Brown proceeded first to reductive simplification: the various tangible qualities were maintained to be various modifications of either extension or resistance. He then went on to disclose and systematize the complexity of sensations involved in our tactual relations with things. He argued that sensations of mere touch do not primitively inform us of extension and externality. We derive the notion of spatial extension from our repeated experience of the temporal succession of muscular feelings in the movements of arms and fingers. When a familiar series of these feelings is interrupted by feelings of resistance to muscular effort—as, for example, our fingers closed around an object—we become aware for the first time of something separate from ourselves and learn something of its dimensions. Physical objects were, for Brown, essentially extended, resisting objects; but before his argument has ended, extension and resistance seem to have become merely phenomenal and, in their unperceived existence, to have disappeared into their unknown causes.
Moral Theory
Brown's zeal for simplification is nowhere more conspicuous than in his moral theory. The distinctions, for example, between the obligatoriness, rectitude, and merit of an action are simply a matter of tense: contemplated before performance, the action is "obligatory"; in performance, it is "right"; and it is "meritorious" afterward. And what makes it so is the "emotion" of approval it arouses in us when we are in a fit state of mind to form a moral judgment—an emotion in no way arbitrary, for as morally definitive it proceeds from constitution of human nature. The strength and elevation of Brown's moral sentiments assisted his great, brief reputation.
See also Common Sense; Condillac, Étienne Bonnot de; Darwin, Erasmus; Hume, David; Kant, Immanuel; Reid, Thomas; Stewart, Dugald.
Bibliography
Principal works by Thomas Brown are Inquiry into the Relation of Cause and Effect (Edinburgh, 1818); and Lectures on the Philosophy of the Human Mind (Edinburgh, 1820). Selections from Brown appear in Daniel Sommer Robinson, The Story of Scottish Philosophy (New York: Exposition Press, 1961).
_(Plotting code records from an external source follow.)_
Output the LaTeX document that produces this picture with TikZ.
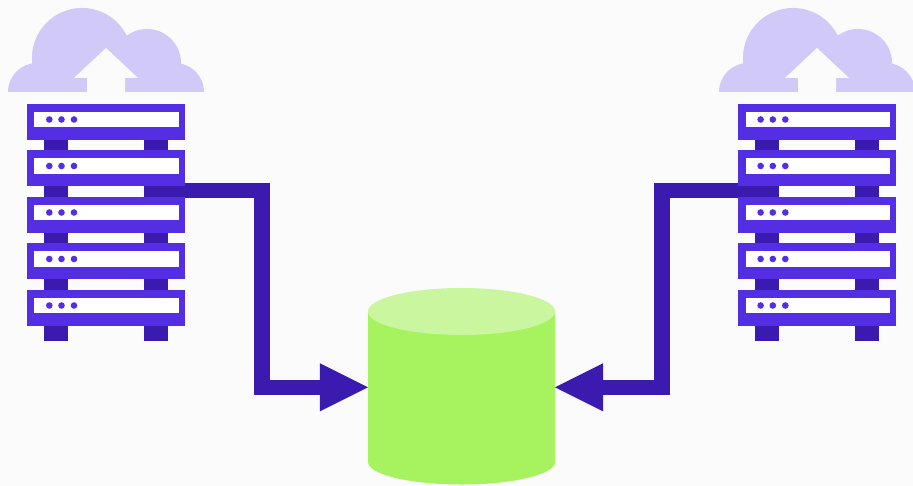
\documentclass[tikz,border=0pt]{standalone}
\usetikzlibrary{arrows.meta}
\definecolor{pagebg}{HTML}{FBFBFB}
\definecolor{rackcol}{HTML}{542EE3}
\definecolor{linkcol}{HTML}{3B1AB0}
\definecolor{cloudcol}{HTML}{D1CAF8}
\definecolor{dbbody}{HTML}{A6F25F}
\definecolor{dbtop}{HTML}{CAF69F}
\begin{document}
\begin{tikzpicture}[x=0.01cm, y=-0.01cm,
    link/.style={draw=linkcol, line width=0.155cm, -{Triangle[length=0.48cm, width=0.48cm, line width=0pt]}},
    dbframe/.style={inner sep=0pt, outer sep=0pt, minimum width=1.87cm, minimum height=1.965cm},
    server/.pic={
        \fill[linkcol] (17, 30) rectangle (41, 51);
        \fill[linkcol] (117, 30) rectangle (141, 51);
        \fill[rackcol] (0, 0) rectangle (158, 36);
        \fill[white] (7.3, 8) rectangle (151.5, 23.5);
        \fill[rackcol] (22.3, 15.5) circle[radius=0.033cm];
        \fill[rackcol] (34.5, 15.5) circle[radius=0.033cm];
        \fill[rackcol] (47, 15.5) circle[radius=0.033cm];
    },
    cloud/.pic={
        \begin{scope}
            \clip (0, 0) rectangle (220, 92);
            \fill[cloudcol] (37, 92) circle[radius=0.29cm];
            \fill[cloudcol] (175, 92) circle[radius=0.29cm];
            \fill[cloudcol] (82, 58) circle[radius=0.5cm];
            \fill[cloudcol] (147, 63) circle[radius=0.34cm];
            \fill[cloudcol] (37, 63) rectangle (175, 92);
        \end{scope}
        \fill[pagebg] (106, 48) -- (138, 78) -- (125, 78) -- (125, 92) -- (87, 92) -- (87, 78) -- (74, 78) -- cycle;
    }]
    \fill[pagebg] (0, 0) rectangle (913, 486);
    \useasboundingbox (0, 0) rectangle (913, 486);
    % database
    \node[dbframe] (db) at (461.5, 387.3) {};
    \fill[dbbody] (368, 311.5) -- (368, 462) arc[start angle=180, end angle=360, x radius=0.935cm, y radius=0.225cm] -- (555, 311.5) -- cycle;
    \fill[dbtop] (461.5, 311.5) ellipse[x radius=0.935cm, y radius=0.235cm];
    \coordinate (tapL) at (144, 190.7);
    \coordinate (tapR) at (779, 190.7);
    \coordinate (elbowL) at (262, 0 |- db.west);
    \coordinate (elbowR) at (662, 0 |- db.east);
    \draw[link] (tapL) -| (elbowL) -- (db.west);
    \draw[link] (tapR) -| (elbowR) -- (db.east);
    % left rack
    \pic (cloudL) at (0, 0) {cloud};
    \pic (srvLa) at (27, 104) {server};
    \pic (srvLb) at (27, 150.5) {server};
    \pic (srvLc) at (27, 197) {server};
    \pic (srvLd) at (27, 243.5) {server};
    \pic (srvLe) at (27, 290) {server};
    % right rack
    \pic (cloudR) at (711, 0) {cloud};
    \pic (srvRa) at (738.3, 104) {server};
    \pic (srvRb) at (738.3, 150.5) {server};
    \pic (srvRc) at (738.3, 197) {server};
    \pic (srvRd) at (738.3, 243.5) {server};
    \pic (srvRe) at (738.3, 290) {server};
\end{tikzpicture}
\end{document}
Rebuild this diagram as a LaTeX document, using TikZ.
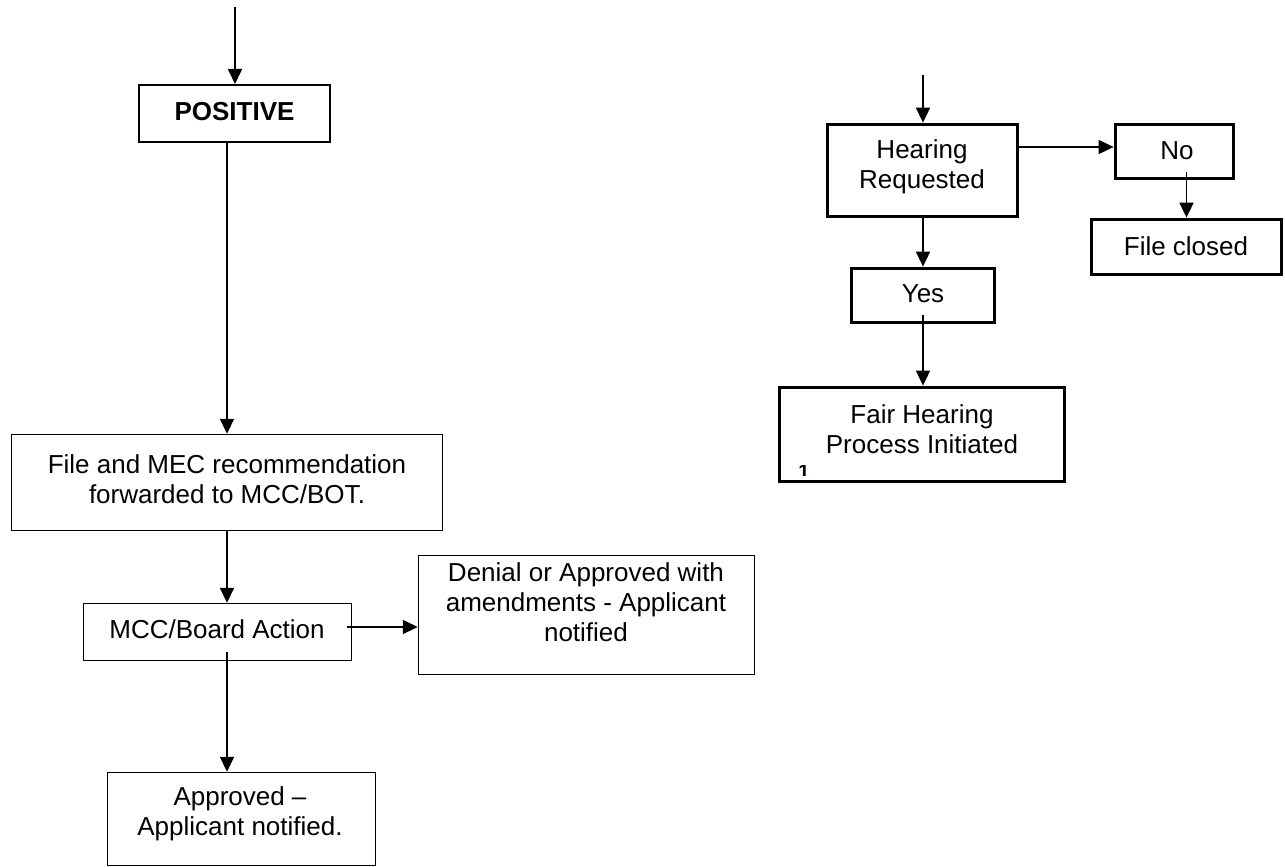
\documentclass[tikz,border=0pt]{standalone}
\usepackage{fontspec}
\setmainfont{Liberation Sans}
\usetikzlibrary{arrows.meta,calc}
\begin{document}
\begin{tikzpicture}[x=1pt,y=-1pt,
  every node/.style={font=\fontsize{26}{30}\selectfont},
  thinbox/.style={draw, line width=1.4pt, inner sep=0pt},
  midbox/.style={draw, line width=2pt, inner sep=0pt},
  thickbox/.style={draw, line width=3.8pt, inner sep=0pt},
  txt/.style={align=center, inner sep=0pt},
  arr/.style={line width=1.7pt, -{Triangle[length=15pt,width=14pt]}}]
\useasboundingbox[fill=white] (0,0) rectangle (1285,867);

% ---------- left column boxes ----------
\node[midbox, minimum width=191pt, minimum height=57pt] (positive) at (234.5,113.5) {};
\node[txt, font=\fontsize{26}{30}\selectfont\bfseries] (positive-t) at (234.5,112) {POSITIVE};

\node[thinbox, minimum width=431pt, minimum height=96pt] (file) at (227,482.5) {};
\node[txt] (file-t) at (227,479) {File and MEC recommendation\\forwarded to MCC/BOT.};

\node[thinbox, minimum width=268pt, minimum height=57pt] (mcc) at (217.5,632) {};
\node[txt] (mcc-t) at (217,629) {MCC/Board Action};

\node[thinbox, minimum width=336pt, minimum height=119pt] (denial) at (586.5,615) {};
\node[txt] (denial-t) at (586,602) {Denial or Approved with\\amendments - Applicant\\notified};

\node[thinbox, minimum width=268pt, minimum height=93pt] (approved) at (241.5,819) {};
\node[txt] (approved-t) at (240,813.5) {Approved --\\Applicant notified.};

% ---------- right column boxes ----------
\node[thickbox, minimum width=190pt, minimum height=92pt] (hearing) at (922.5,170.5) {};
\node[txt] (hearing-t) at (922,167) {Hearing\\Requested};

\node[thickbox, minimum width=118pt, minimum height=54pt] (no) at (1174.5,151.5) {};
\node[txt] (no-t) at (1177,151) {No};

\node[thickbox, minimum width=190pt, minimum height=55pt] (closed) at (1186.5,247) {};
\node[txt] (closed-t) at (1186,246) {File closed};

\node[thickbox, minimum width=143pt, minimum height=54pt] (yes) at (923,295.5) {};
\node[txt] (yes-t) at (923,294) {Yes};

\node[thickbox, minimum width=285pt, minimum height=94pt] (fair) at (922,434.5) {};
\node[txt] (fair-t) at (922,429.5) {Fair Hearing\\Process Initiated};

\begin{scope}
  \clip (795,465) rectangle (812,475);
  \node[inner sep=0pt, anchor=north, font=\fontsize{20}{20}\selectfont\bfseries] (mark) at (804,465) {1};
\end{scope}

% ---------- connectors ----------
\coordinate (topL) at (235,7);
\coordinate (spine) at (227,0);
\draw[arr] (topL) -- (topL |- positive.north);
\draw[arr] (spine |- positive.south) -- (spine |- file.north);
\draw[arr] (spine |- file.south) -- (spine |- mcc.north);
\path (spine |- mcc.south) ++(0,-9) coordinate (mccout);
\draw[arr] (mccout) -- (spine |- approved.north);
\path (mcc.east) ++(-5,-5) coordinate (mccright);
\draw[arr] (mccright) -- (denial.west |- mccright);

\coordinate (topR) at (923,75);
\draw[arr] (topR) -- (topR |- hearing.north);
\path ([yshift=4.5pt]no.west) coordinate (noin);
\draw[arr] (hearing.east |- noin) -- (noin);
\draw[arr] (topR |- hearing.south) -- (topR |- yes.north);
\path (closed.north |- no.south) ++(0,-8) coordinate (noout);
\draw[arr] (noout) -- (closed.north);
\path (yes.south) ++(0,-9) coordinate (yesout);
\draw[arr] (yesout) -- (yesout |- fair.north);
\end{tikzpicture}
\end{document}
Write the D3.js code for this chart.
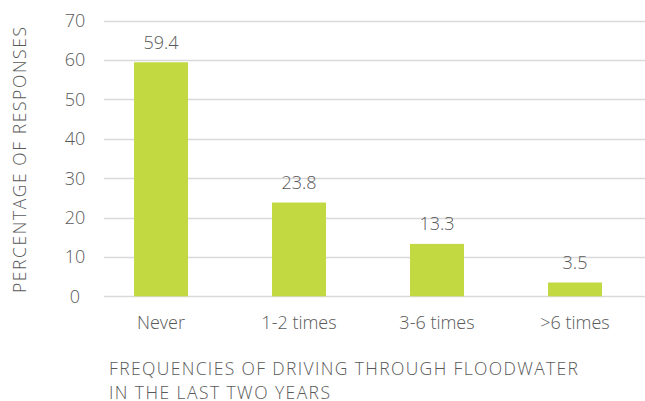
<!DOCTYPE html>
<html>
<head>
<meta charset="utf-8">
<script src="https://cdn.jsdelivr.net/npm/d3@7"></script>
<style>
  html, body { margin: 0; padding: 0; background: #ffffff; }
  svg { display: block; }
  text { font-family: "Open Sans", "Noto Sans", sans-serif; font-weight: 300; fill: #595959; }
</style>
</head>
<body>
<svg id="chart" width="645" height="401"></svg>
<script>
// Survey results: how often respondents drove through floodwater
const categories = ["Never", "1-2 times", "3-6 times", ">6 times"];
const percentages = [59.4, 23.8, 13.3, 3.5];
const yTicks = [0, 10, 20, 30, 40, 50, 60, 70];
const yTitle = "PERCENTAGE OF RESPONSES";
const xTitleLines = ["FREQUENCIES OF DRIVING THROUGH FLOODWATER", "IN THE LAST TWO YEARS"];

const svg = d3.select("#chart");
const barColor = "#c3d942";
const gridColor = "#d9d9d9";

const x = d3.scaleBand()
  .domain(categories)
  .range([92, 644])
  .paddingInner(0.609)
  .paddingOuter(0.3045);

const y = d3.scaleLinear()
  .domain([0, 70])
  .range([296.3, 20.5]);

// horizontal gridlines
svg.append("g")
  .selectAll("line")
  .data(yTicks)
  .join("line")
  .attr("x1", 104)
  .attr("x2", 645)
  .attr("y1", d => Math.round(y(d)) + 0.5)
  .attr("y2", d => Math.round(y(d)) + 0.5)
  .attr("stroke", gridColor)
  .attr("stroke-width", 1.6);

// y tick labels
svg.append("g")
  .selectAll("text")
  .data(yTicks)
  .join("text")
  .attr("x", 75)
  .attr("y", d => y(d))
  .attr("dy", "0.36em")
  .attr("text-anchor", "middle")
  .attr("font-size", 18)
  .text(d => d);

// bars
svg.append("g")
  .selectAll("rect")
  .data(percentages)
  .join("rect")
  .attr("x", (d, i) => x(categories[i]))
  .attr("width", x.bandwidth())
  .attr("y", d => y(d))
  .attr("height", d => y(0) - y(d))
  .attr("fill", barColor);

// value labels above the bars
svg.append("g")
  .selectAll("text")
  .data(percentages)
  .join("text")
  .attr("x", (d, i) => x(categories[i]) + x.bandwidth() / 2)
  .attr("y", d => y(d) - 13.5)
  .attr("text-anchor", "middle")
  .attr("font-size", 18)
  .text(d => d.toFixed(1));

// category labels
svg.append("g")
  .selectAll("text")
  .data(categories)
  .join("text")
  .attr("x", d => x(d) + x.bandwidth() / 2)
  .attr("y", 329)
  .attr("text-anchor", "middle")
  .attr("font-size", 18)
  .text(d => d);

// y axis title
svg.append("text")
  .attr("transform", "translate(26,160) rotate(-90)")
  .attr("text-anchor", "middle")
  .attr("font-size", 17.5)
  .attr("textLength", 266)
  .attr("lengthAdjust", "spacing")
  .text(yTitle);

// x axis title, two lines
const xTitleWidths = [469, 221];
svg.append("g")
  .selectAll("text")
  .data(xTitleLines)
  .join("text")
  .attr("x", 109)
  .attr("y", (d, i) => 375 + i * 24)
  .attr("font-size", 17.5)
  .attr("textLength", (d, i) => xTitleWidths[i])
  .attr("lengthAdjust", "spacing")
  .text(d => d);
</script>
</body>
</html>
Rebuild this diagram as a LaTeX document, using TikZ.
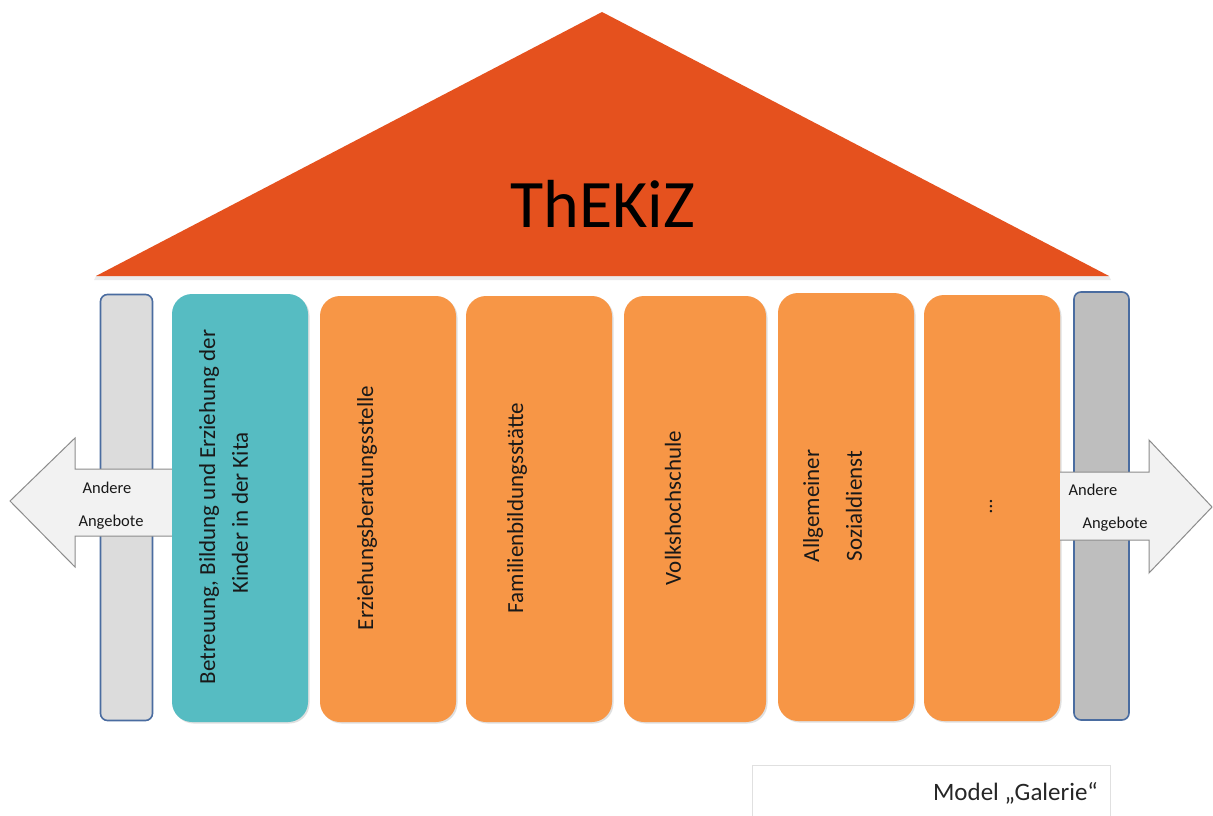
\documentclass[tikz,border=0pt]{standalone}
\usepackage{fontspec}
\setmainfont{Carlito}
\usetikzlibrary{shadows}
\definecolor{roof}{RGB}{229,81,30}
\definecolor{oran}{RGB}{247,150,70}
\definecolor{teal2}{RGB}{86,188,194}
\definecolor{pilL}{RGB}{220,220,220}
\definecolor{pilR}{RGB}{190,190,190}
\definecolor{pilB}{RGB}{74,108,160}
\definecolor{arrF}{RGB}{242,242,242}
\definecolor{arrB}{RGB}{140,140,140}
\definecolor{txt}{RGB}{25,25,25}
\tikzset{
  boxbase/.style={rectangle, rounded corners=20pt, inner sep=0pt, draw=none,
    drop shadow={shadow xshift=1.5pt, shadow yshift=-1.5pt, opacity=0.25}},
  obox/.style={boxbase, fill=oran},
  tbox/.style={boxbase, fill=teal2},
  pillar/.style={rectangle, rounded corners=7pt, inner sep=0pt, draw=pilB, line width=1.6pt},
  vlab/.style={rotate=90, inner sep=0pt, text=txt, font=\fontsize{23}{27}\selectfont},
  alab/.style={inner sep=0pt, text=txt, font=\fontsize{16.5}{19}\selectfont},
  arrowshape/.style={fill=arrF, draw=arrB, line width=1pt, line join=miter}
}
\begin{document}
\begin{tikzpicture}[x=1pt,y=-1pt]
\useasboundingbox (0,0) rectangle (1213,816);
\fill[white] (0,0) rectangle (1213,816);

% roof
\fill[black, opacity=0.08] (96,276) -- (1109,276) -- (1111,280) -- (94,280) -- cycle;
\fill[roof] (602,12) -- (1109,276) -- (96,276) -- cycle;
\node[inner sep=0pt, font=\fontsize{68}{80}\selectfont, text=black] (title) at (603,204) {ThEKiZ};

% left pillar and arrow
\node[pillar, fill=pilL, minimum width=52pt, minimum height=426pt] (pl) at (126.5,507.5) {};
\draw[arrowshape] (173,469) -- (75,469) -- (75,438) -- (10,501) -- (75,567) -- (75,536) -- (173,536);
\node[alab] (la1) at (107,488) {Andere};
\node[alab] (la2) at (111,522) {Angebote};

% boxes
\node[tbox, minimum width=136pt, minimum height=428pt] (b1) at (240,508) {};
\node[obox, minimum width=136pt, minimum height=426pt] (b2) at (388,509) {};
\node[obox, minimum width=146pt, minimum height=426pt] (b3) at (539,509) {};
\node[obox, minimum width=142pt, minimum height=426pt] (b4) at (695,509) {};
\node[obox, minimum width=136pt, minimum height=428pt] (b5) at (846,507) {};
\node[obox, minimum width=136pt, minimum height=426pt] (b6) at (992,508) {};

\node[vlab] (t1a) at (209,507) {Betreuung, Bildung und Erziehung der};
\node[vlab] (t1b) at (240,513) {Kinder in der Kita};
\node[vlab] (t2) at (367,508) {Erziehungsberatungsstelle};
\node[vlab] (t3) at (517,508) {Familienbildungsstätte};
\node[vlab] (t4) at (673,508) {Volkshochschule};
\node[vlab] (t5a) at (813,506) {Allgemeiner};
\node[vlab] (t5b) at (854,506) {Sozialdienst};
\node[vlab, font=\fontsize{20}{22}\selectfont] (t6) at (991,507) {…};

% right pillar and arrow
\node[pillar, fill=pilR, minimum width=55pt, minimum height=428pt] (pr) at (1101.5,506) {};
\draw[arrowshape] (1060,472) -- (1149,472) -- (1149,440) -- (1212,507) -- (1149,573) -- (1149,540) -- (1060,540);
\node[alab] (ra1) at (1093,490) {Andere};
\node[alab] (ra2) at (1115,524) {Angebote};

% model caption
\draw[draw=black!12, line width=0.8pt] (752,816) -- (752,765) -- (1110,765) -- (1110,816);
\node[inner sep=0pt, anchor=base east, text=black!85, font=\fontsize{25}{30}\selectfont] (cap) at (1098,800) {Model „Galerie“};
\end{tikzpicture}
\end{document}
For literature on Brown, see David Welsh, Account of the Life and Writings of Thomas Brown (Edinburgh: W. and C. Tait, 1825), and François Réthoré, Critique de la philosophie de Thomas Brown (Paris, 1863). Sir William Hamilton, Discussions on Philosophy and Literature, 2nd ed. (Edinburgh: Longman, Brown, Green and Longmans, 1853), pp. 39–99, attacks Brown in defense of Reid. Brown is defended against Hamilton by John Stuart Mill in An Examination of Sir William Hamilton's Philosophy (London: Longman, Green, Longman, Roberts and Green, 1865), Ch. 10.
There are chapters on Brown in James McCosh, The Scottish Philosophy (New York: R. Carter, 1875), and in Henry Laurie, Scottish Philosophy in Its National Development (Glasgow: J. Maclehose, 1902). An indication of Brown's influence in America can be found in Terence Martin, The Instructed Vision (Bloomington: Indiana University Press, 1961).